Prior posts 20180202 and 20180203 are good background.

For later reference: a single 32-bpp swapchain image for an 8K display (or desktop with four 4K displays) is a little under 128 MiB. Bumping up to something like scRGB (requires a 64-bpp swapchin) is thus double that, a little under 256 MiB, or a quarter of a GiB. All for one image. Hopefully this places the desire for minimizing swapchain memory waste in context.


Specifically ability to present from either VK_IMAGE_LAYOUT_GENERAL (written by CS) or VK_IMAGE_LAYOUT_COLOR_ATTACHMENT_OPTIMAL (written by FS). The API provides the swapchain images to the application. If those images are not in a form which is natively presentable, this is a serious design flaw IMO. My current workaround is to just illegally skip the transition into/out-of PRESENT_SRC.


This mode represents the desired mode for "benchmarking" and "low-memory-usage immediate presentation" where the application is accepting on-screen tearing. The mode works similar to VK_PRESENT_MODE_IMMEDIATE_KHR, with improvements.

This mode allows both the app and compositor to access a swapchain image at the same time. This is a relatively new concept for those involved in modern compositors: that the app need not wait until the compositor is done using the image, which is the key part for performance, no serial dependencies. This can as a side effect possibly cause tearing in the application when windowed. The probability of tearing being a function of swapchain depth, and duration of the app's last pass which writes into the chain (which is fractionally small in modern applications).
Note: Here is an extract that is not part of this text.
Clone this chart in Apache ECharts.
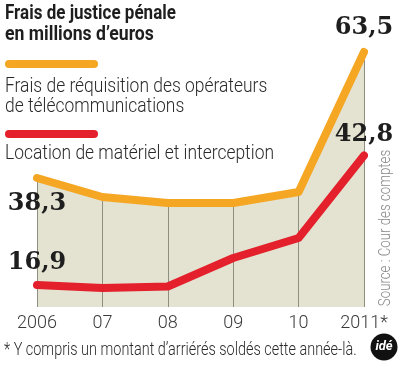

The NO_COPY part is a guarantee that the presentation engine will not make an extra hidden copy (saving the execution time of a hidden copy, and the memory of a hidden image).

The 1_DEEP part is a guarantee of support for 1-deep swap chains. This provides the most minimal memory overhead option to the application. The application is free to use larger than 1-deep swap chains to reduce the chance of seeing tearing as well. Note a 1-deep swap-chain when full-screen is also the way to get front-buffer rendering.

The combined effect of NO_COPY and 1_DEEP for windowed applications can be a massive amount of memory savings. Looking at a machine with a single 8K display running in scRGB windowed. The worst possible case would be an app attempting to run 3-image MAILBOX (since devs knows the compositor is mailbox) paired with a driver that is doing a hidden copy when windowed. This requires 6 swapchain images totalling to a little under 1.5 GiB. Running NO_COPY and 1_DEEP would be a little under a 1.25 GiB savings.

The ROUND_ROBIN part is a guarantee that if the swap chain is 2 or more deep, that image acquire ordering is round-robin. Specifically the 'pImageIndex' across a series of calls returns an increasing repeating sequence starting at 0, going to {swapchain depth - 1}. Since image ordering is known statically, the vkAcquireNextImageKHR() call becomes explicitly non-blocking, which is key to performance in some cases. Implementations are allowed some flexibility in supporting this extension. Specifically if the implementation needs to silently not display a frame during say ALT+TAB full-screen flip to composite switch on Windows, it is allowed to do so to maintain the round-robin ordering as seen by the application. But during steady state clearly the driver should not be silently dropping frames.


This mode represents the desired mode for "vsync+fullscreen" in desktop games (mode desired when getting a flip instead of composited blit, minimal latency with no animation judder, and accepting poor frame rate if missing the relaxed v-sync). The 2_DEEP part is a guarantee of support for 2-deep swap chains.


This mode represents the desired mode for "freesync+fullscreen" in desktop games. Provides varaible refresh rate at the expense of possible visible animation judder. This would explicitly enable Freesync (or say G-Sync) when fullscreen.

Ability to Query V-Sync GPU Timestamp and Refresh Interval

This is the critical feature for making it easy to adapt rendering cost dynamically to maintain v-sync. See 20180203.

Update: looks like VK_GOOGLE_display_timing could solve this problem.